**Work instructions**: Reproduce, character for character, the lines below from the first through the one with "const zoomTicks = [3477, 3480, 3483, 3486, 3489];". Leave pictures out.

**Source data**:

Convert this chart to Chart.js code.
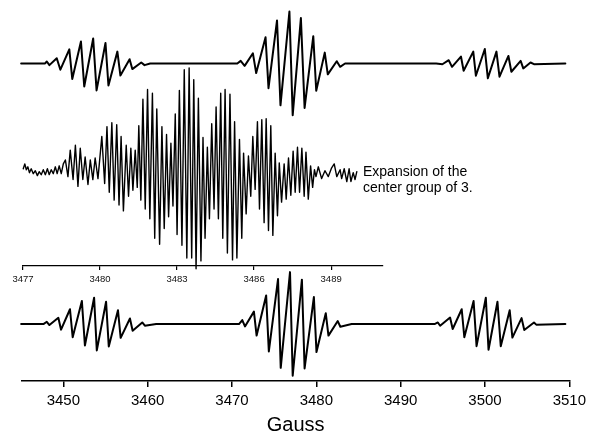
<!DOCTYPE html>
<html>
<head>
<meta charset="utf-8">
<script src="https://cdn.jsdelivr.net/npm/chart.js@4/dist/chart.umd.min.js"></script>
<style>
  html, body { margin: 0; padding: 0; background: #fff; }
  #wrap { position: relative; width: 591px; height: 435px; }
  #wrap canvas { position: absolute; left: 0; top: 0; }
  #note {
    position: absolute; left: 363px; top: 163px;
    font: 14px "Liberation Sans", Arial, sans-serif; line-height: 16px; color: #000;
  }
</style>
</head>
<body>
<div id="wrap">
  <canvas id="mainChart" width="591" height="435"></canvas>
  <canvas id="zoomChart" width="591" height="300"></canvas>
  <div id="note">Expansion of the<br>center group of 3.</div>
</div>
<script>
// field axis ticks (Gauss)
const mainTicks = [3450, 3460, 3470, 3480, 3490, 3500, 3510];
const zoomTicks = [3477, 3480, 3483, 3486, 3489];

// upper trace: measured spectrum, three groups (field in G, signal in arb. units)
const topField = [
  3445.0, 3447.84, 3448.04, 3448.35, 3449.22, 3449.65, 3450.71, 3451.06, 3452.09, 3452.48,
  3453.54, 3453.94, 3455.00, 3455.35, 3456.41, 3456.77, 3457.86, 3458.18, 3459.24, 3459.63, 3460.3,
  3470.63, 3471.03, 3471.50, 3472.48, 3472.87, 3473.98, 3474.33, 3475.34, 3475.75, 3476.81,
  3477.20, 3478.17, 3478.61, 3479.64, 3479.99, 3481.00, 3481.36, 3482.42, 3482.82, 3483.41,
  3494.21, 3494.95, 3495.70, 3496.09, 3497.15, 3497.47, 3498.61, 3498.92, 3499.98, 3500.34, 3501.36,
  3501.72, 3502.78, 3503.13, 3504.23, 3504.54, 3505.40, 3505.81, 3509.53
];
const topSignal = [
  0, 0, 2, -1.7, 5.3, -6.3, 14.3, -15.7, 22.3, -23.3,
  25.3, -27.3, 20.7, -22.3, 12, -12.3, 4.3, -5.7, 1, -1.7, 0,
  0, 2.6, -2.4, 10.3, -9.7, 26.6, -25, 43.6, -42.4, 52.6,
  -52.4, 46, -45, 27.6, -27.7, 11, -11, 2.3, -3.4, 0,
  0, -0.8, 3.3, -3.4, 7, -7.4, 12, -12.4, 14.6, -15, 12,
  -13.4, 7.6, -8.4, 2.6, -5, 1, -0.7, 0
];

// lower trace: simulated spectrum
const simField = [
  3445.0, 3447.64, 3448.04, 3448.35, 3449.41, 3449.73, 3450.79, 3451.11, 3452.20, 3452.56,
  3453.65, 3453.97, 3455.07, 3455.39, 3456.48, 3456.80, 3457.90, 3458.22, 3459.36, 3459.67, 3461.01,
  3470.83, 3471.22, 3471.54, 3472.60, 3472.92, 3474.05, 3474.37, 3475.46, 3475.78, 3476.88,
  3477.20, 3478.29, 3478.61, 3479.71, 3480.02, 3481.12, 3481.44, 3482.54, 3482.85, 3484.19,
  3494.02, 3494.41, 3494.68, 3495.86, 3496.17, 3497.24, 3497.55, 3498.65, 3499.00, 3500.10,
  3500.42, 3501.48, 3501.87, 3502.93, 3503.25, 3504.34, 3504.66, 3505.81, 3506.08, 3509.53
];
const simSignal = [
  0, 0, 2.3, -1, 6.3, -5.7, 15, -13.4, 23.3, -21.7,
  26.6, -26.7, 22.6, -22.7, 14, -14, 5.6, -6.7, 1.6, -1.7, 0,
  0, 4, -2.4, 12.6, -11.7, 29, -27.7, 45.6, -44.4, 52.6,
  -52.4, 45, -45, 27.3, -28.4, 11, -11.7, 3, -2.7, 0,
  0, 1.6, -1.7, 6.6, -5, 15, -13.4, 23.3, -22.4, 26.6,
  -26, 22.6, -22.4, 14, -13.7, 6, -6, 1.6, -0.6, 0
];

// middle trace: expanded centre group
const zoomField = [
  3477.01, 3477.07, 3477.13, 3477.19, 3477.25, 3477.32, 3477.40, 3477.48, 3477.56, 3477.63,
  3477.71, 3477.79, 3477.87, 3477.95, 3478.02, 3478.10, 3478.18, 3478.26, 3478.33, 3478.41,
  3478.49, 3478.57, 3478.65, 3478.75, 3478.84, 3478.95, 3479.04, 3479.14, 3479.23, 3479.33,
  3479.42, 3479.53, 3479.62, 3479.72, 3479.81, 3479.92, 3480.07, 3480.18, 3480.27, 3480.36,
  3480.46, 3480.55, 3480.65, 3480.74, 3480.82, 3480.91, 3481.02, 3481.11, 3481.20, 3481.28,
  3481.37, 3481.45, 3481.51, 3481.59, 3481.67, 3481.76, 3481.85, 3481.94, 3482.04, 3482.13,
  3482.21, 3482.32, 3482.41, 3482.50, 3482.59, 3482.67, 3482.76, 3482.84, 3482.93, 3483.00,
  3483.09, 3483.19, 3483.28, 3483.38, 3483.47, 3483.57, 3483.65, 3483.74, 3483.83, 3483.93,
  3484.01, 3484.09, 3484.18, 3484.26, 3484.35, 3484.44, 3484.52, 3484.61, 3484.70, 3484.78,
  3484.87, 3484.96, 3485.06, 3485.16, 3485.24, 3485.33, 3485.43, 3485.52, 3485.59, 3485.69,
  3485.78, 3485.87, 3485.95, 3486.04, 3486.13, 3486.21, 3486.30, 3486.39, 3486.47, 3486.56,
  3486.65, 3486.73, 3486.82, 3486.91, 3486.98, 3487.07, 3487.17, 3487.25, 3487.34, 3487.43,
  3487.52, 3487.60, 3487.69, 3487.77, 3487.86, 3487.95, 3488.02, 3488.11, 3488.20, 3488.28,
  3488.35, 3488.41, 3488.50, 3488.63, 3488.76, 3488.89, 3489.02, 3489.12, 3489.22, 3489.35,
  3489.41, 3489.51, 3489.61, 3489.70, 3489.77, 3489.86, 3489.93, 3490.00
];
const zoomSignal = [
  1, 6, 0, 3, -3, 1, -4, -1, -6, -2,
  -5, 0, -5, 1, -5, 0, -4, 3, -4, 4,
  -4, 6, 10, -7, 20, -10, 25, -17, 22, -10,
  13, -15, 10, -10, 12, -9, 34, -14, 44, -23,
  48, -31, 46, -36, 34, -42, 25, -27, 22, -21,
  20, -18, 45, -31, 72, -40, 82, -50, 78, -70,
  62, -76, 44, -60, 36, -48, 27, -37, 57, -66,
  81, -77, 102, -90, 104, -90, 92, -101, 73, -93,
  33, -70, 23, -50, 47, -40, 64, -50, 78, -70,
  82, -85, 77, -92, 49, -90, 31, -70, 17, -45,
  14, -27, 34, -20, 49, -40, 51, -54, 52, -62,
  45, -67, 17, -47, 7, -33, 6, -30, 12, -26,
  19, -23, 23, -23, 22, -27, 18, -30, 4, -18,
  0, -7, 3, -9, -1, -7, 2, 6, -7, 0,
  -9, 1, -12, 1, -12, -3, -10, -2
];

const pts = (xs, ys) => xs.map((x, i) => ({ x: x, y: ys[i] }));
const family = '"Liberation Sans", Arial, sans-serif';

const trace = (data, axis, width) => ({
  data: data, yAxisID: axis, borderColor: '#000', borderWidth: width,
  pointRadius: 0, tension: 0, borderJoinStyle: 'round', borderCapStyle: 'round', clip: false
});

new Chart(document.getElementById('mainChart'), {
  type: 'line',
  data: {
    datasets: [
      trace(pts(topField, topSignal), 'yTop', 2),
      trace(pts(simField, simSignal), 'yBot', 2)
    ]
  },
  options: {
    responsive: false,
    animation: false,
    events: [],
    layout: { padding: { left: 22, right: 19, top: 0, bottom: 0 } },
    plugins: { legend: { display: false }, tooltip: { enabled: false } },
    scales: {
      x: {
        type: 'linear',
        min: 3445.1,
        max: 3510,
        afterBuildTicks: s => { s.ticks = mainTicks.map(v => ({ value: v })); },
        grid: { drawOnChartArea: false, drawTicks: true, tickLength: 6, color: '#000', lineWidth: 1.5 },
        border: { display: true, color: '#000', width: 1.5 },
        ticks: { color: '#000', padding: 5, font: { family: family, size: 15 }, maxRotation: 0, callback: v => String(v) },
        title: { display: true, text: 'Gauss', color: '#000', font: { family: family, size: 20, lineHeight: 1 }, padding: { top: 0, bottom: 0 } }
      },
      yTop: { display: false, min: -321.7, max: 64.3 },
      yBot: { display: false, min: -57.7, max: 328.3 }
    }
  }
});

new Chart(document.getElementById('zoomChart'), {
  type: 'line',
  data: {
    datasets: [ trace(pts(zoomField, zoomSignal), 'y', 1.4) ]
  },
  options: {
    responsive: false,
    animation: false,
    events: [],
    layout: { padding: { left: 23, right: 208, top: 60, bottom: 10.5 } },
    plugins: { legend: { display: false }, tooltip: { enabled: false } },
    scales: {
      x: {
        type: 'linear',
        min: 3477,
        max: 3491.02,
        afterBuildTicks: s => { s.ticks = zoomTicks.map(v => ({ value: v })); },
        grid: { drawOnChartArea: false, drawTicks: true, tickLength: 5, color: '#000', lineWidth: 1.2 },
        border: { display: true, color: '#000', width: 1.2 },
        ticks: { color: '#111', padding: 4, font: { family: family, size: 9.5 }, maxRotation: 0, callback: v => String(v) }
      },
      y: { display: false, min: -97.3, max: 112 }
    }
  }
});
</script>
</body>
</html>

**Output below**:
Convert this chart to Chart.js code.
<!DOCTYPE html>
<html>
<head>
<meta charset="utf-8">
<script src="https://cdn.jsdelivr.net/npm/chart.js@4/dist/chart.umd.min.js"></script>
<style>
  html, body { margin: 0; padding: 0; background: #fff; }
  #wrap { position: relative; width: 591px; height: 435px; }
  #wrap canvas { position: absolute; left: 0; top: 0; }
  #note {
    position: absolute; left: 363px; top: 163px;
    font: 14px "Liberation Sans", Arial, sans-serif; line-height: 16px; color: #000;
  }
</style>
</head>
<body>
<div id="wrap">
  <canvas id="mainChart" width="591" height="435"></canvas>
  <canvas id="zoomChart" width="591" height="300"></canvas>
  <div id="note">Expansion of the<br>center group of 3.</div>
</div>
<script>
// field axis ticks (Gauss)
const mainTicks = [3450, 3460, 3470, 3480, 3490, 3500, 3510];
const zoomTicks = [3477, 3480, 3483, 3486, 3489];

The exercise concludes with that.